EXERCISE OBJECTIVE:
Transcribe exactly the lines from the one containing "Convert this chart to Plotly code." through the one containing "import plotly.graph_objects as go", both included, and leave out any pictures.
* Begin *
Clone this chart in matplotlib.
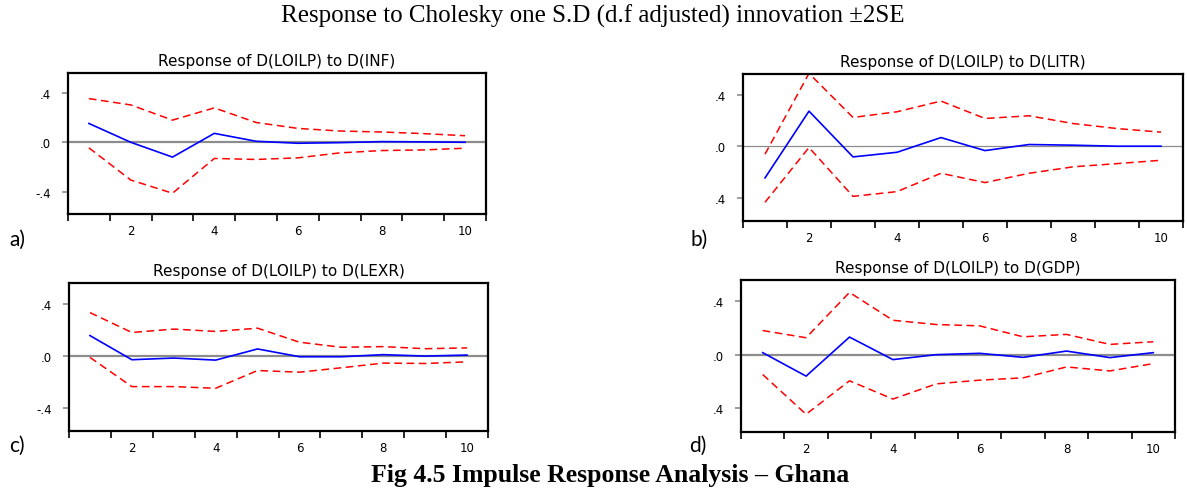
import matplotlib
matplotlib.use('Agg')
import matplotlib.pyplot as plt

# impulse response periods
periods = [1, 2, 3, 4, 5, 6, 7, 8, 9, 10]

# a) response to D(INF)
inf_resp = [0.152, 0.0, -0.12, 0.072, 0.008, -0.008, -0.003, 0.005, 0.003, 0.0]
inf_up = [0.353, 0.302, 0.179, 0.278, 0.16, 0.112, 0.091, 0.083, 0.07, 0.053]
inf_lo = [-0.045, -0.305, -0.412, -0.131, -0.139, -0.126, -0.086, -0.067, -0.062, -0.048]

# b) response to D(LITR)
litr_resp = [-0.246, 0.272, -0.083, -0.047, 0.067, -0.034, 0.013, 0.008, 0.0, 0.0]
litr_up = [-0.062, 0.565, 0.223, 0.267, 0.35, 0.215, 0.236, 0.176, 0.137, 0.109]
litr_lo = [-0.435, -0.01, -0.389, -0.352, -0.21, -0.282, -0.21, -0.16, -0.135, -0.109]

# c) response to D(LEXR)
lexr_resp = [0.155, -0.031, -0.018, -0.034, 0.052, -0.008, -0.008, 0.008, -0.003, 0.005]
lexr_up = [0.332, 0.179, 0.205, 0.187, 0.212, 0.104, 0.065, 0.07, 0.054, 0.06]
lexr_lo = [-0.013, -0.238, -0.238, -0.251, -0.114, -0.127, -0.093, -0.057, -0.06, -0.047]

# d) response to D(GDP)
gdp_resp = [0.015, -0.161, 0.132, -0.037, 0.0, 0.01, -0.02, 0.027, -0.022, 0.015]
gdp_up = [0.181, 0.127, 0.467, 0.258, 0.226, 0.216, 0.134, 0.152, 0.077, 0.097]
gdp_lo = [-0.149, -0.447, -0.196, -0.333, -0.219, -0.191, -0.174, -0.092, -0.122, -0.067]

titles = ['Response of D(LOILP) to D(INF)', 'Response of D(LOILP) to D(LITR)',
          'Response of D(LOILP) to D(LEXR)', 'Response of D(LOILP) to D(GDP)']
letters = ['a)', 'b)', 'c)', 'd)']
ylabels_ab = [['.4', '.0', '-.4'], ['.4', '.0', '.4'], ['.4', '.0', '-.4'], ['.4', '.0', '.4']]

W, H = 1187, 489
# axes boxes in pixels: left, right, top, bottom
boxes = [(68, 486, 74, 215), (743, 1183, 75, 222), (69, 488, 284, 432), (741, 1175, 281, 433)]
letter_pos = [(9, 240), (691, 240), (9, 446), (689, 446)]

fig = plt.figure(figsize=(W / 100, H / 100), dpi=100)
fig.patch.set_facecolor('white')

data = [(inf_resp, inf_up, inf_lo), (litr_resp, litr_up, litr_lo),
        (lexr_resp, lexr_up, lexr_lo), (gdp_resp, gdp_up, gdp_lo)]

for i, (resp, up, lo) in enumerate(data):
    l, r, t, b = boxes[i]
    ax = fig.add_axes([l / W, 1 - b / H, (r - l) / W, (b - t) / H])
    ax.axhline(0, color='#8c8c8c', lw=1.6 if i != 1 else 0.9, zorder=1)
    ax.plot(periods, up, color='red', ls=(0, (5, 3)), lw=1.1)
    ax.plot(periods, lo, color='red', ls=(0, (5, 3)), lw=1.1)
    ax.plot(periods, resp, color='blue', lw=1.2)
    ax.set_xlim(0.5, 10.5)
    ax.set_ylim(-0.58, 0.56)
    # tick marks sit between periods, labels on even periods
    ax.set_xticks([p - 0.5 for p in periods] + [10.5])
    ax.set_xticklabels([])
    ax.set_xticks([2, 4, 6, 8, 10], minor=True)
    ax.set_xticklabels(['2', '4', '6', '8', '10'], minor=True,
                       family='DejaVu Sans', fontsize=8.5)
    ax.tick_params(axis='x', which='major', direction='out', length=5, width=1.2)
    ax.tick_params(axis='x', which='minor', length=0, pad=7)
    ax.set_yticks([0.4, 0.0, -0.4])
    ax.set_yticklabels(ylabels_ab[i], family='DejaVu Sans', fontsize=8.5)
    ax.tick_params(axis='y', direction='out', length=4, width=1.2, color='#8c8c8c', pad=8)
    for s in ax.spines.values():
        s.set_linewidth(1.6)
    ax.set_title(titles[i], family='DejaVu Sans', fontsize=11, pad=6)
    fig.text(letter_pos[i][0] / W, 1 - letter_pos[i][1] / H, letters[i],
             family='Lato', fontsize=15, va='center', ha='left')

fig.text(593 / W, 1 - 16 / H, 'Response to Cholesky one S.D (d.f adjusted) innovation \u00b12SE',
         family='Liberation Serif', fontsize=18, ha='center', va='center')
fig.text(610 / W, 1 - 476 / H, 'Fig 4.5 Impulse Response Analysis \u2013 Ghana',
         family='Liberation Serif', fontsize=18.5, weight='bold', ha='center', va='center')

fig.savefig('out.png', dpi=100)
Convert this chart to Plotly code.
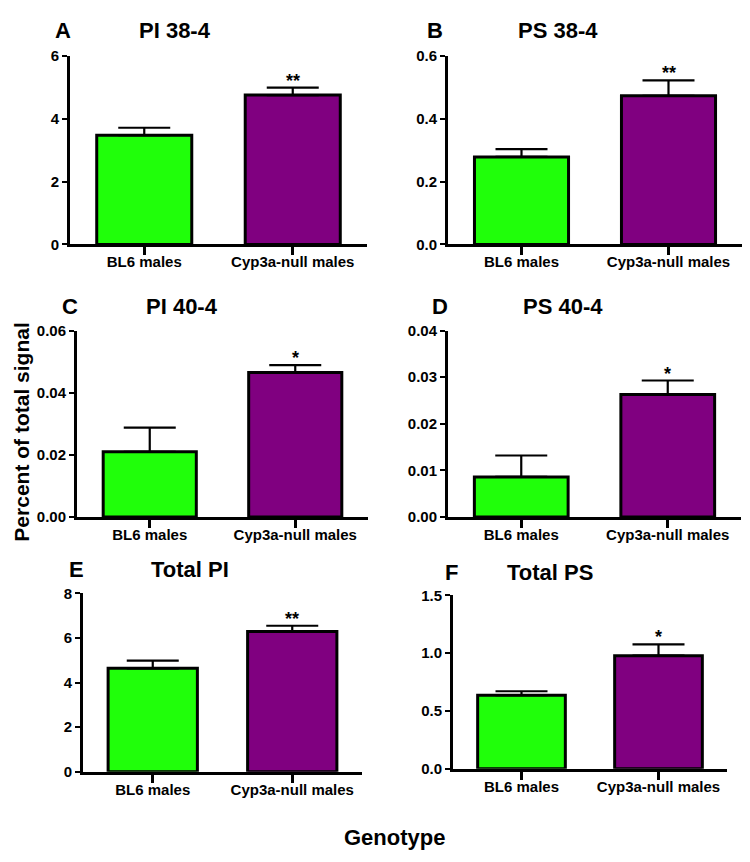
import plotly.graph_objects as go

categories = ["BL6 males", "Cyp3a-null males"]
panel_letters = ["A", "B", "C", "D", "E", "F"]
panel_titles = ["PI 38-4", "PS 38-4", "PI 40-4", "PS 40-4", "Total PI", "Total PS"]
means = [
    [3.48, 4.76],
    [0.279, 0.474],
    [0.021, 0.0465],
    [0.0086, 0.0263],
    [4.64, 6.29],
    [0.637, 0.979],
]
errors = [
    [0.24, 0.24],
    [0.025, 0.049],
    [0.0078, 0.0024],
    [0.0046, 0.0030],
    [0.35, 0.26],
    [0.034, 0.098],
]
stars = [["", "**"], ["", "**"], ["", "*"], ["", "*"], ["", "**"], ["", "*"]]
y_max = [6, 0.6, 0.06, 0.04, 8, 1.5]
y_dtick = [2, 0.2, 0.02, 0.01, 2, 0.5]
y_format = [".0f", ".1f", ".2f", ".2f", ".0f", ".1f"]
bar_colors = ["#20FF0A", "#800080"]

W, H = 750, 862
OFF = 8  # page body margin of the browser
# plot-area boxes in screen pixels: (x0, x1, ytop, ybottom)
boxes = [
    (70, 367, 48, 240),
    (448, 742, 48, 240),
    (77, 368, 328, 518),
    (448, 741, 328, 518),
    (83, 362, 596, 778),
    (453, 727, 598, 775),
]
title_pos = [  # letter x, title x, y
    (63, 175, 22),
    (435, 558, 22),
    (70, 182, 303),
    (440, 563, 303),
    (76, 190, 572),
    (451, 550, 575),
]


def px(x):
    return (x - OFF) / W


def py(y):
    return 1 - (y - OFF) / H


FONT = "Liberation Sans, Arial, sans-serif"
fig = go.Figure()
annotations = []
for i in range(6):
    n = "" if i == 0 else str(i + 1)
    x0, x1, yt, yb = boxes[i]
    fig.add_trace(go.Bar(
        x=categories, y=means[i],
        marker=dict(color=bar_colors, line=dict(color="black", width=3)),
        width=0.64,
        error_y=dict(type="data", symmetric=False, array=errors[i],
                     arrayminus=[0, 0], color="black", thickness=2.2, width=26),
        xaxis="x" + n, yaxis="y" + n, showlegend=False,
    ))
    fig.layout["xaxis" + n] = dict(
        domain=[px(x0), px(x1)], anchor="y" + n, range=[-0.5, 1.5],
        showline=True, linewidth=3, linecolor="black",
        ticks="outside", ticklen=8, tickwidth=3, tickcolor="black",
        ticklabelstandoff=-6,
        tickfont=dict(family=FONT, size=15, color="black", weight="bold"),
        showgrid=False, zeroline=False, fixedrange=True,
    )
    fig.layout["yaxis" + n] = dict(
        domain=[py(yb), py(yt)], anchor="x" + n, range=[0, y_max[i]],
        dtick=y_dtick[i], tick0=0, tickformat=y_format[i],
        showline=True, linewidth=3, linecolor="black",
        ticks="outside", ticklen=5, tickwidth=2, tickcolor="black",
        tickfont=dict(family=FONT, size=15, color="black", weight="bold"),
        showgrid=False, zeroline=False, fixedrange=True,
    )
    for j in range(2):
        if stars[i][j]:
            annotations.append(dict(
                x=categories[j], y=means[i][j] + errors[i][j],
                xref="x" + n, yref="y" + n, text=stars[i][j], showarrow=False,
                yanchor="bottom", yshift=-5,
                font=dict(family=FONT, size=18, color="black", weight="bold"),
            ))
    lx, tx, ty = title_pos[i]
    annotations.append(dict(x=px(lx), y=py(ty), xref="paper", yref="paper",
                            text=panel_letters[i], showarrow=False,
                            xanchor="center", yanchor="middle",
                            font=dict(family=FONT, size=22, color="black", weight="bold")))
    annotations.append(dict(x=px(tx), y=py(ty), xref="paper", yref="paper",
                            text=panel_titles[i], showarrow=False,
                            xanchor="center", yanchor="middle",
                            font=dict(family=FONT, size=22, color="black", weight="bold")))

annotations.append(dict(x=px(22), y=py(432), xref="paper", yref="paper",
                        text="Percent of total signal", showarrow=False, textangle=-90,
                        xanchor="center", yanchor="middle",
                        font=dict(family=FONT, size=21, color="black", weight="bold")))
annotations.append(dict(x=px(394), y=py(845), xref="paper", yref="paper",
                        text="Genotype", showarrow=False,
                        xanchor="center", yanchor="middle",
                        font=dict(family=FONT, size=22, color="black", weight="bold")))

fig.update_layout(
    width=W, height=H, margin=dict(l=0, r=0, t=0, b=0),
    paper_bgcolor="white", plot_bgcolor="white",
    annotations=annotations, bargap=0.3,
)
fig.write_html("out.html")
* End *
TASK RESULT:
Convert this chart to Plotly code.
import plotly.graph_objects as go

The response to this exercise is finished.